**WRITTEN EXERCISE**: Tally the lines in the listing below that include "this". Answer with the count and nothing more.

:::

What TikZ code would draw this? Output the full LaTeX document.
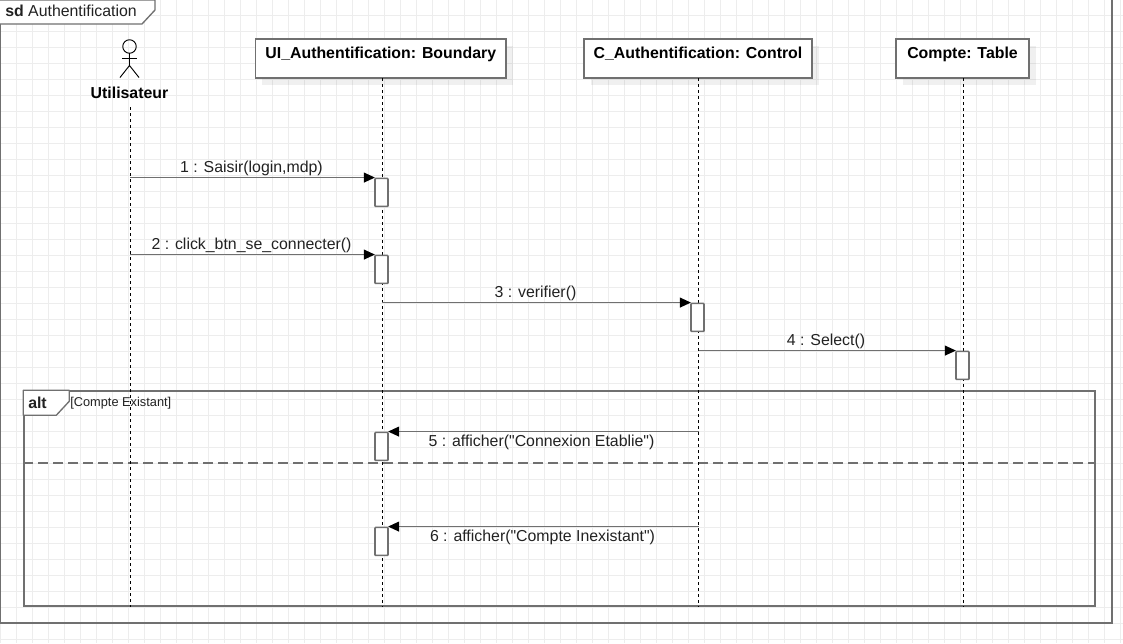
\documentclass[tikz,border=0pt]{standalone}
\usepackage{fontspec}
\setmainfont{Liberation Sans}[Ligatures=TeXOff]
\usetikzlibrary{arrows.meta, positioning, shadows, calc}
\definecolor{cLine}{HTML}{707070}
\definecolor{cGrid}{HTML}{EDEDED}
\definecolor{cText}{HTML}{222222}
\tikzset{
  gridline/.style={draw=cGrid, line width=0.6pt},
  framebox/.style={draw=cLine, line width=1.1pt},
  tagbox/.style={draw=cLine, line width=1pt, fill=white, line join=round},
  headbox/.style={rectangle, draw=cLine, line width=1.1pt, fill=white, inner xsep=0pt,
    inner ysep=3pt, text height=11.25pt, text depth=12pt, minimum height=29.25pt,
    font=\bfseries\fontsize{11.9}{13}\selectfont, text=black,
    general shadow={fill=black, opacity=0.06, shadow xshift=5.25pt, shadow yshift=-5.25pt}},
  actorlabel/.style={font=\bfseries\fontsize{11.9}{13}\selectfont, text=black, inner sep=0pt},
  actorline/.style={draw=black, line width=0.7pt},
  lifeline/.style={draw=black, line width=0.75pt, dash pattern=on 2.25pt off 2.25pt},
  activation/.style={rectangle, draw=cLine, line width=1.25pt, fill=white, rounded corners=0.6pt,
    minimum width=9.75pt, minimum height=21pt, inner sep=0pt},
  message/.style={draw=cLine, line width=1.25pt, shorten >=-0.6pt,
    -{Triangle[length=8.4pt, width=7.4pt, color=black]}},
  msglabel/.style={font=\fontsize{11.9}{13}\selectfont, text=cText, inner sep=0pt},
  guardlabel/.style={font=\fontsize{9.6}{11}\selectfont, text=cText, inner sep=0pt},
  operand/.style={draw=cLine, line width=1.1pt, dash pattern=on 7.5pt off 3.75pt},
}
\begin{document}
\begin{tikzpicture}[x=0.75pt, y=-0.75pt]
  \useasboundingbox (0,0) rectangle (1123,643);

  % ------------------------------------------------------------------
  % Paper grid
  % ------------------------------------------------------------------
  \fill[white] (0,0) rectangle (1123,643);
  \foreach \gx in {0,...,70} {
    \draw[gridline] (16*\gx+0.3,0) -- (16*\gx+0.3,643);
  }
  \foreach \gy in {1,...,40} {
    \draw[gridline] (0,16*\gy-0.3) -- (1123,16*\gy-0.3);
  }

  % ------------------------------------------------------------------
  % Outer sd frame
  % ------------------------------------------------------------------
  \draw[framebox] (0.5,0) -- (0.5,623) -- (1112,623) -- (1112,0);
  \draw[tagbox] (0,0) -- (155,0) -- (155,10) -- (142,24) -- (0,24);
  \node[msglabel, anchor=base west] (sdtag) at (5,16) {\textbf{sd} Authentification};

  % ------------------------------------------------------------------
  % Alt fragment
  % ------------------------------------------------------------------
  \node[rectangle, draw=cLine, line width=1.1pt, minimum width=803.25pt, minimum height=161.25pt,
        inner sep=0pt] (altframe) at (559.5,498.5) {};
  \draw[tagbox] (altframe.north west) -- ++(46,0) -- ++(0,11) -- ++(-13,14) -- ++(-33,0) -- cycle;
  \node[msglabel, anchor=base west, font=\bfseries\fontsize{11.9}{13}\selectfont]
    (alttag) at (28,408) {alt};
  \node[guardlabel, anchor=west] (guard) at (70,403) {[Compte Existant]};
  \draw[operand] (altframe.west |- 0,463) -- (altframe.east |- 0,463);

  % ------------------------------------------------------------------
  % Participants
  % ------------------------------------------------------------------
  \node[actorlabel] (user) at (129.5,93) {Utilisateur};
  \node[headbox, minimum width=187.9pt] (ui) at (380.75,58.5) {UI\_Authentification: Boundary};
  \node[headbox, minimum width=171pt] (ctrl) at (698,58.5) {C\_Authentification: Control};
  \node[headbox, minimum width=99.75pt] (compte) at (962.5,58.5) {Compte: Table};

  \draw[actorline] (129.5,46.5) circle (6.75);
  \draw[actorline] (129.5,53.25) -- (129.5,65.5);
  \draw[actorline] (122,58) -- (137,58);
  \draw[actorline] (120,77.5) -- (129.5,65.5) -- (139,77.5);

  % ------------------------------------------------------------------
  % Activation bars
  % ------------------------------------------------------------------
  \coordinate (userline) at (130,107);
  \coordinate (uiline) at (382,78);
  \coordinate (ctrlline) at (698.5,78);
  \coordinate (compteline) at (963.5,78);

  \draw[lifeline] (userline) -- (userline |- altframe.south);
  \draw[lifeline] (uiline) -- (uiline |- altframe.south);
  \draw[lifeline] (ctrlline) -- (ctrlline |- altframe.south);
  \draw[lifeline] (compteline) -- (compteline |- altframe.south);

  \node[activation] (act1) at (381.5,192.4) {};
  \node[activation] (act2) at (381.5,269.4) {};
  \node[activation] (act3) at (697.5,317.4) {};
  \node[activation] (act4) at (962.5,365.4) {};
  \node[activation] (act5) at (381.5,446.4) {};
  \node[activation] (act6) at (381.5,541.4) {};

  % ------------------------------------------------------------------
  % Messages
  % ------------------------------------------------------------------
  \draw[message] (userline |- act1.north) -- (act1.north west);
  \draw[message] (userline |- act2.north) -- (act2.north west);
  \draw[message] (uiline |- act3.north) -- (act3.north west);
  \draw[message] (ctrlline |- act4.north) -- (act4.north west);
  \draw[message] (ctrlline |- act5.north) -- (act5.north east);
  \draw[message] (ctrlline |- act6.north) -- (act6.north east);

  \node[msglabel] (msg1) at (251.5,168) {1 : Saisir(login,mdp)};
  \node[msglabel] (msg2) at (251.5,245) {2 : click\_btn\_se\_connecter()};
  \node[msglabel] (msg3) at (535.5,293) {3 : verifier()};
  \node[msglabel] (msg4) at (826,341) {4 : Select()};
  \node[msglabel] (msg5) at (541.5,442) {5 : afficher("Connexion Etablie")};
  \node[msglabel] (msg6) at (542.5,537) {6 : afficher("Compte Inexistant")};

\end{tikzpicture}
\end{document}
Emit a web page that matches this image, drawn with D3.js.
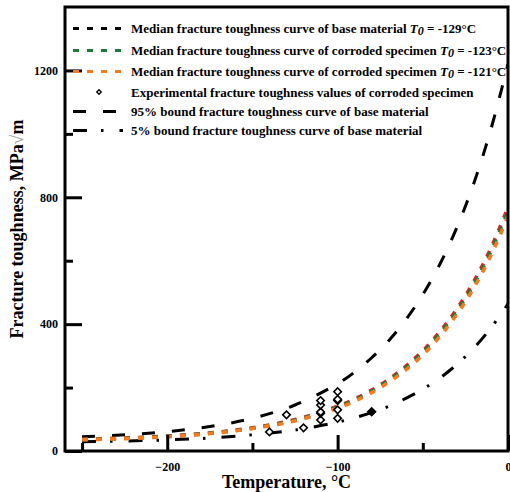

:::

**REPLY TO THE EXERCISE**: 2